The apparent singularity of zeta at <math>s_n\ne1</math> is now removed, and the zeta function is proven to  be analytic everywhere in <math>\Re{s} > 0</math>, except at <math>s=1</math> where
<math display="block">
\lim_{s \to 1} (s-1)\zeta(s) = \lim_{s\to 1} \frac{\eta(s)}{\frac{1-2^{1-s}}{s-1}}
 = \frac{\eta(1)}{\log 2} = 1.
</math>

==Integral representations==
A number of integral formulas involving the eta function can be listed. The first one follows from a change of variable of the integral representation of the Gamma function (Abel, 1823), giving a [[Mellin transform]] which can be expressed in different ways as a double integral (Sondow, 2005). This is valid for <math>\Re s > 0.</math>
<math display="block">\begin{align}
\Gamma(s)\eta(s)
&= \int_0^\infty \frac{x^{s-1}}{e^x+1} \, dx
 = \int_0^\infty \int_0^x \frac{x^{s-2}}{e^x+1} \, dy \, dx \\[8pt]
&= \int_0^\infty \int_0^\infty \frac{(t+r)^{s-2}}{e^{t+r}+1} dr \, dt
 =\int_0^1 \int_0^1 \frac{\left(-\log(x y)\right)^{s-2}}{1 + x y} \, dx \, dy.
\end{align}</math>

The Cauchy–Schlömilch transformation (Amdeberhan, Moll et al., 2010) can be used to prove this other representation, valid for <math>\Re s > -1</math>. [[Integration by parts]] of the first integral above in this section yields another derivation.

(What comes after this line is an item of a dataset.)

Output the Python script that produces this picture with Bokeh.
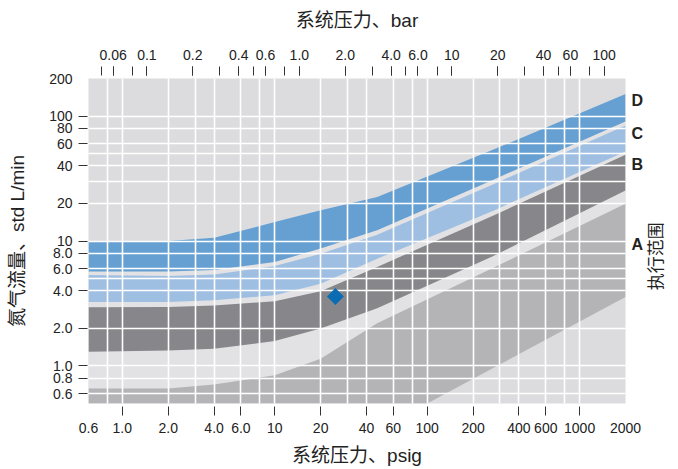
import math
from bokeh.plotting import figure
from bokeh.models import FixedTicker, LogAxis, Range1d, LogScale
from bokeh.embed import file_html
from bokeh.resources import INLINE

# ---------------- data ----------------
PSI_PER_BAR = 14.5

psig_tick_values = [0.6, 1, 2, 4, 6, 10, 20, 40, 60, 100, 200, 400, 600, 1000, 2000]
psig_tick_labels = ["0.6", "1.0", "2.0", "4.0", "6.0", "10", "20", "40", "60", "100",
                    "200", "400", "600", "1000", "2000"]
psig_tick_marks = [1, 2, 4, 6, 10, 20, 40, 60, 100, 200, 400, 600, 1000]

bar_tick_values = [0.06, 0.1, 0.2, 0.4, 0.6, 1, 2, 4, 6, 10, 20, 40, 60, 100]
bar_tick_labels = ["0.06", "0.1", "0.2", "0.4", "0.6", "1.0", "2.0", "4.0", "6.0",
                   "10", "20", "40", "60", "100"]
bar_tick_marks = [0.05, 0.06, 0.08, 0.1, 0.2, 0.3, 0.4, 0.5, 0.6, 0.8, 1, 2, 3, 4, 5,
                  6, 8, 10, 20, 30, 40, 50, 60, 80, 100]

flow_tick_values = [0.6, 0.8, 1, 2, 4, 6, 8, 10, 20, 40, 60, 80, 100, 200]
flow_tick_labels = ["0.6", "0.8", "1.0", "2.0", "4.0", "6.0", "8.0", "10", "20", "40",
                    "60", "80", "100", "200"]
flow_tick_marks = [0.6, 0.8, 1, 2, 4, 6, 8, 10, 20, 40, 60, 80, 100]

grid_psig = [0.8, 1, 2, 3, 4, 6, 8, 10, 20, 30, 40, 60, 80, 100, 200, 300, 400, 600, 800, 1000]
grid_flow = [0.6, 0.8, 1, 2, 4, 5, 6, 8, 10, 20, 30, 40, 50, 60, 80, 100]

range_names = ["D", "C", "B", "A"]
range_label_flow = [134, 72, 41, 9.3]
range_title = "执行范围"
range_title_flow = [4.03]

band_x = [0.6, 2, 4, 10, 20, 47, 272, 2000]
D_top = [10, 10, 10.6, 14.2, 17.6, 22.5, 54, 150]
D_bottom = [5.7, 5.7, 5.85, 6.8, 8.7, 12.2, 31, 90.5]
C_top = [5.35, 5.25, 5.4, 6.3, 7.9, 11.2, 28.5, 84]
C_bottom = [3.25, 3.25, 3.35, 3.68, 4.55, 7.2, 17.5, 52]
B_top = [2.95, 2.96, 3.05, 3.29, 3.96, 6.2, 16, 49]
B_bottom = [1.3, 1.33, 1.37, 1.58, 1.99, 2.9, 7.6, 25.4]
A_top = [0.66, 0.66, 0.71, 0.84, 1.14, 2.2, 6.1, 19.9]
A_bottom_x = [0.6, 100, 2000]
A_bottom = [0.5, 0.5, 3.56]

point_psig = [25]
point_flow = [3.6]

# ---------------- styles ----------------
BG = "#dcdcde"
GAP = "#e2e2e4"
COL_D = "#66a0d2"
COL_C = "#9fbfe2"
COL_B = "#87878b"
COL_A = "#b4b4b7"
PT = "#0b6cb3"
FONT_NUM = "'Liberation Sans', Arial, sans-serif"
FONT_CJK = "'Liberation Sans', 'Noto Sans CJK SC', sans-serif"
TXT = "#222222"

p = figure(width=678, height=469, x_axis_type="log", y_axis_type="log",
           x_range=Range1d(0.6, 2000), y_range=Range1d(0.5, 200),
           output_backend="svg", toolbar_location=None,
           min_border_left=88, min_border_right=48, min_border_top=78, min_border_bottom=66,
           background_fill_color=BG, border_fill_color="white", outline_line_color=None)


def poly(xu, yu, xl, yl):
    return list(xu) + list(xl)[::-1], list(yu) + list(yl)[::-1]


# gap envelope (between bands)
gx, gy = poly(band_x, D_top, band_x, A_top)
p.patch(gx, gy, fill_color=GAP, line_color=None)
for top, bot, col in [(D_top, D_bottom, COL_D), (C_top, C_bottom, COL_C), (B_top, B_bottom, COL_B)]:
    xs, ys = poly(band_x, top, band_x, bot)
    p.patch(xs, ys, fill_color=col, line_color=None)
xs, ys = poly(band_x, A_top, A_bottom_x, A_bottom)
p.patch(xs, ys, fill_color=COL_A, line_color=None)

pt = p.scatter(point_psig, point_flow, marker="square", angle=math.pi / 4, size=12,
               fill_color=PT, line_color=None)
pt.level = "overlay"

# grids
p.xgrid.ticker = FixedTicker(ticks=grid_psig)
p.ygrid.ticker = FixedTicker(ticks=grid_flow)
for g in (p.xgrid[0], p.ygrid[0]):
    g.grid_line_color = "white"
    g.grid_line_width = 1.6
    g.level = "annotation"


def style_axis(ax):
    ax.axis_line_color = None
    ax.major_label_text_font = FONT_NUM
    ax.major_label_text_font_size = "14px"
    ax.major_label_text_color = TXT
    ax.axis_label_text_font = FONT_CJK
    ax.axis_label_text_font_size = "19px"
    ax.axis_label_text_font_style = "normal"
    ax.axis_label_text_color = TXT
    ax.minor_tick_line_color = "#333333"
    ax.major_tick_line_color = "#333333"


# bottom axis (psig)
xa = p.xaxis[0]
style_axis(xa)
xa.ticker = FixedTicker(ticks=psig_tick_values, minor_ticks=psig_tick_marks)
xa.major_label_overrides = dict(zip(psig_tick_values, psig_tick_labels))
xa.major_tick_line_color = None
xa.major_tick_in = 0
xa.major_tick_out = 12
xa.minor_tick_in = -3
xa.minor_tick_out = 12
xa.major_label_standoff = 7
xa.axis_label = "系统压力、psig"
xa.axis_label_standoff = 9

# top axis (bar)
p.extra_x_ranges = {"bar": Range1d(0.6 / PSI_PER_BAR, 2000 / PSI_PER_BAR)}
p.extra_x_scales = {"bar": LogScale()}
ta = LogAxis(x_range_name="bar",
             ticker=FixedTicker(ticks=bar_tick_values, minor_ticks=bar_tick_marks))
style_axis(ta)
ta.major_label_overrides = dict(zip(bar_tick_values, bar_tick_labels))
ta.major_tick_in = -3
ta.major_tick_out = 12
ta.minor_tick_in = -3
ta.minor_tick_out = 12
ta.major_label_standoff = 7
ta.axis_label = "系统压力、bar"
ta.axis_label_standoff = 16
p.add_layout(ta, "above")

# left axis (flow)
ya = p.yaxis[0]
style_axis(ya)
ya.ticker = FixedTicker(ticks=flow_tick_values, minor_ticks=flow_tick_marks)
ya.major_label_overrides = dict(zip(flow_tick_values, flow_tick_labels))
ya.major_tick_line_color = None
ya.major_tick_in = 0
ya.major_tick_out = 10
ya.minor_tick_in = -1
ya.minor_tick_out = 10
ya.major_label_standoff = 6
ya.axis_label = "氮气流量、std L/min"
ya.axis_label_standoff = 18

# right axis (range letters)
ra = LogAxis(ticker=FixedTicker(ticks=range_label_flow, minor_ticks=[]))
style_axis(ra)
ra.major_label_overrides = dict(zip(range_label_flow, range_names))
ra.major_tick_line_color = None
ra.minor_tick_line_color = None
ra.major_tick_in = 0
ra.major_tick_out = 0
ra.major_label_standoff = 6
ra.major_label_text_font_style = "bold"
ra.major_label_text_font_size = "16px"
p.add_layout(ra, "right")

# right title, rotated to read bottom-to-top
rt = LogAxis(ticker=FixedTicker(ticks=range_title_flow, minor_ticks=[]))
style_axis(rt)
rt.major_label_overrides = dict(zip(range_title_flow, [range_title]))
rt.major_tick_line_color = None
rt.minor_tick_line_color = None
rt.major_tick_in = 0
rt.major_tick_out = 0
rt.major_label_standoff = 10
rt.major_label_orientation = math.pi / 2
rt.major_label_text_font = FONT_CJK
rt.major_label_text_font_size = "17px"
p.add_layout(rt, "right")

open("out.html", "w").write(file_html(p, INLINE))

<math display="block">2^{1-s}\,\Gamma(s+1)\,\eta(s)
= 2 \int_0^\infty \frac{x^{2s+1}}{\cosh^2(x^2)} \, dx
= \int_0^\infty \frac{t^s}{\cosh^2(t)} \, dt.</math>

The next formula, due to Lindelöf (1905), is valid over the whole complex plane, when the principal value is taken for the logarithm implicit in the exponential.
<math display="block">\eta(s) = \int_{-\infty}^\infty \frac{(1/2 + i t)^{-s}}{e^{\pi t}+e^{-\pi t}} \, dt.</math>
This corresponds to a [[Johan Jensen (mathematician)|Jensen]] (1895) formula for the entire function 
<math>(s-1)\,\zeta(s)</math>, valid over the whole complex plane and also proven by Lindelöf.
<math display="block">(s-1)\zeta(s) = 2\pi\,\int_{-\infty}^\infty \frac{(1/2 + i t)^{1-s}}{(e^{\pi t}+e^{-\pi t})^2} \, dt. </math>
"This formula, remarquable by its simplicity, can be proven easily with the help of Cauchy's theorem, so important for the summation of series" wrote Jensen (1895). Similarly by converting the integration paths to contour integrals one can obtain other formulas for the eta function, such as this generalisation (Milgram, 2013) valid for <math>0 < c < 1</math> and all <math>s</math>:
<math display="block">\eta(s) = \frac{1}{2} \int_{-\infty}^\infty \frac{(c + i t)^{-s}}{\sin{(\pi(c+i t))}} \, dt.</math>
The zeros on the negative real axis are factored out cleanly by making <math>c\to 0^+</math> (Milgram, 2013) to obtain a formula valid for <math>\Re s < 0</math>:
<math display="block">\eta(s) = - \sin\left(\frac{s\pi}{2}\right) \int_{0}^\infty \frac{t^{-s}}{\sinh{(\pi t)}} \, dt.</math>